Und doch stört etwas an der aktuellen Debatte um Quereinsteiger, denen unisono die Eignung abgesprochen wird. Es ist die Geringschätzung, mit der dabei über Menschen mit ungeraden Lebenswegen gesprochen wird. Die hohe Zahl der Seiteneinsteiger sei ein „Skandal“, eine ganze Schülergeneration „nehme Schaden“. Quereinsteiger berichten auch von missgünstigen Kollegen. Es klingt, als seien Quereinsteiger nicht nur inkompetent, sondern für Schüler gemeingefährlich.

Dabei sind jene Menschen die besten Lehrer, die von ihren Schülern interessant gefunden werden. Weil sie spannende Dinge erlebt haben, weil sie wissen, wovon sie sprechen, wenn es im Politikunterricht um Prekarität geht oder im Deutschunterricht um einen Romanhelden, der nicht weiß, was er mit seinem Leben anfangen soll.

Klassenlehrer mit Elvistolle

Wer bei einem Klassentreffen an seine Schulzeit zurückdenkt, erinnert sich selten an die Lehrer mit den besten didaktischen Konzepten, sondern an die interessantesten Persönlichkeiten. Mein Klassenlehrer in der Mittelstufe war ein promovierter Historiker, ein Quereinsteiger, würde man heute sagen. Er unterrichtete uns auch in Latein, obwohl er das nicht studiert hatte.

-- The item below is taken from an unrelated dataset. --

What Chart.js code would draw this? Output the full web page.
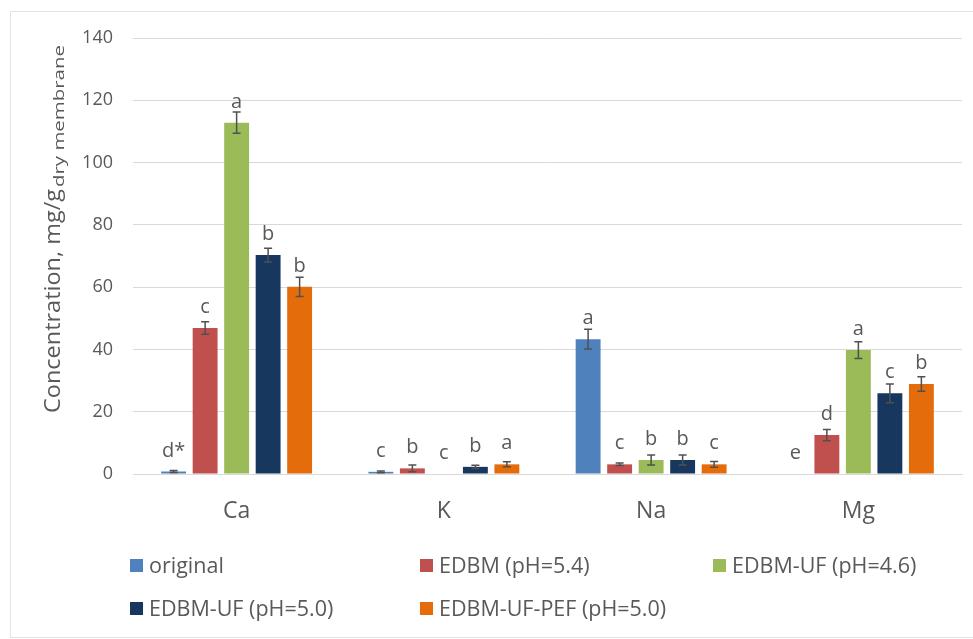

Er hatte eine Elvistolle und eine goldene Taschenuhr, und in seiner Freizeit schrieb er an Wikipedia-Artikeln über den Versailler Vertrag mit, da war das Onlinelexikon noch keine drei Jahre alt. Auf seine Arbeitszettel druckte er kleine Comics von Calvin und Hobbes, über die er selbst lauter kicherte als seine Schüler. Den Unterrichtsstoff aus dem Lateinunterricht habe ich längst vergessen. Aber von meinem Klassenlehrer habe ich gelernt, dass man ein Nerd sein kann und trotzdem cool.

Es ist kein Ausdruck von Qualifikation, schon als Abiturient im Alter von 19 Jahren keine Träume von der Zukunft zu haben, die über das Lehrerpult hinausgehen, das zwei Bänke weiter vorne steht. Wer in den letzten zehn Jahren pädagogische Seminare an einer deutschen Hochschule besucht hat, trifft dort auf viele Studierende mit einem hohen Sicherheitsbedürfnis, das der Lehrerberuf und die damit verbundene Verbeamtung bietet. Das ist nicht schlimm, aber ein bisschen langweilig.